Did capitalism provide for the provision of money as a reliable means of exchange? Or the lender of last resort that is the Federal Reserve? Capitalism enabled by social programmes; the same the world over. Who runs the New York City Subway, and similar operations throughout the USA? So it is in London, where the Underground system was brought into public ownership in 1933 by a Conservative-dominated Government.
Niemietz talks of other European countries having “market based” healthcare systems, but misses the point: the NHS has been subjected to an amount of marketisation, but remains free at the point of delivery. He does not mention the NHS, as the IEA favours its abolition. It must therefore be A Very Bad Thing. So he exhorts us to “look over there” instead.
Did capitalism give Great Britain a national electricity grid? Sadly not. Nor, until London City Airport, which was built only after significant public subsidy - so the IEA should disapprove - did capitalism give us one major airport in the UK. Not one. All others have been the result of Government intervention, or they have origins as military facilities.

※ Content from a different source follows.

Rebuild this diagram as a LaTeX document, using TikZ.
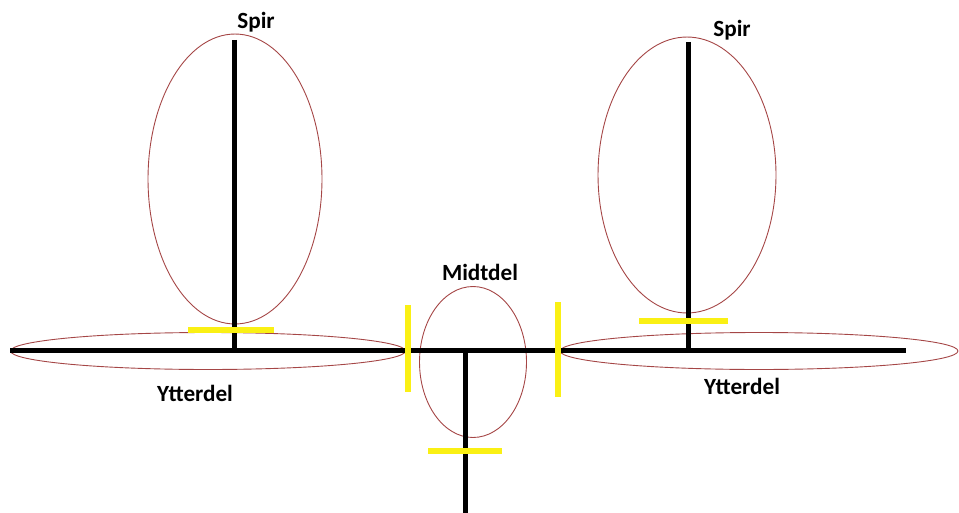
\documentclass[tikz,border=0pt]{standalone}
\usepackage{fontspec}
\setmainfont{Carlito}
\usetikzlibrary{shapes.geometric}
\definecolor{ringred}{RGB}{165,70,70}
\definecolor{markyellow}{RGB}{250,240,20}
\tikzset{
    rod/.style={draw=black, line width=0.1cm},
    ring/.style={ellipse, draw=ringred, line width=0.018cm, inner sep=0pt},
    marker/.style={draw=markyellow, line width=0.12cm},
    tag/.style={font=\bfseries\fontsize{13.2}{15}\selectfont, inner sep=0pt}
}

\begin{document}
\begin{tikzpicture}[x=0.02cm, y=-0.02cm]
    \useasboundingbox (0,0) rectangle (959,513);
    % Points
    \coordinate (HL) at (10,350);
    \coordinate (HR) at (906,350);
    \coordinate (LT) at (234,40);
    \coordinate (LB) at (234,350);
    \coordinate (RT) at (688,42);
    \coordinate (RB) at (688,350);
    \coordinate (MT) at (465,350);
    \coordinate (MB) at (465,513);

    % Rings
    \node[ring, minimum width=3.48cm, minimum height=5.8cm] (spirL) at (235,179) {};
    \node[ring, minimum width=3.56cm, minimum height=5.52cm] (spirR) at (687,175) {};
    \node[ring, minimum width=7.9cm, minimum height=0.74cm] (ytterL) at (208,351) {};
    \node[ring, minimum width=7.96cm, minimum height=0.74cm] (ytterR) at (759,351) {};
    \node[ring, minimum width=2.14cm, minimum height=3.02cm] (midt) at (473,362) {};

    % Rods
    \draw[rod] (HL) -- (HR);
    \draw[rod] (LT) -- (LB);
    \draw[rod] (RT) -- (RB);
    \draw[rod] (MT) -- (MB);

    % Markers
    \coordinate (m1a) at (188,330); \coordinate (m1b) at (274,330);
    \coordinate (m2a) at (639,321); \coordinate (m2b) at (728,321);
    \coordinate (m3a) at (428,451); \coordinate (m3b) at (502,451);
    \coordinate (m4a) at (408,305); \coordinate (m4b) at (408,392);
    \coordinate (m5a) at (558,302); \coordinate (m5b) at (558,397);
    \draw[marker] (m1a) -- (m1b);
    \draw[marker] (m2a) -- (m2b);
    \draw[marker] (m3a) -- (m3b);
    \draw[marker] (m4a) -- (m4b);
    \draw[marker] (m5a) -- (m5b);

    % Labels
    \node[tag] (tspirL) at (256,22) {Spir};
    \node[tag] (tspirR) at (732,30) {Spir};
    \node[tag] (tmidt) at (480,272) {Midtdel};
    \node[tag] (tytterL) at (195,393) {Ytterdel};
    \node[tag] (tytterR) at (742,386) {Ytterdel};
\end{tikzpicture}
\end{document}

How many major roads in the UK did capitalism provide? Apart from the M6 Toll, and a number of river crossings, that cupboard is bare. Where was the market, which in the lexicon of the IEA and other inhabitants of like-minded Alphabet Soup will always provide? It wasn’t: our roads and, later on, motorway network had to be organised and funded by yet more of that Government intervention - more of that apparently failed socialism.
And who would have supported the UK’s rail network after World War 2, as the “Big Four” operators went, one by one, to the wall, if not the Government of the day, and indeed successive Governments to this day? Yet for our economy to function without all, or indeed any, of these examples is unthinkable. So Niemietz ignores them altogether.
Instead, he sits and sniggers “Venezuela tee hee hee”. Thus the lofty intellectual heights of IEA debate.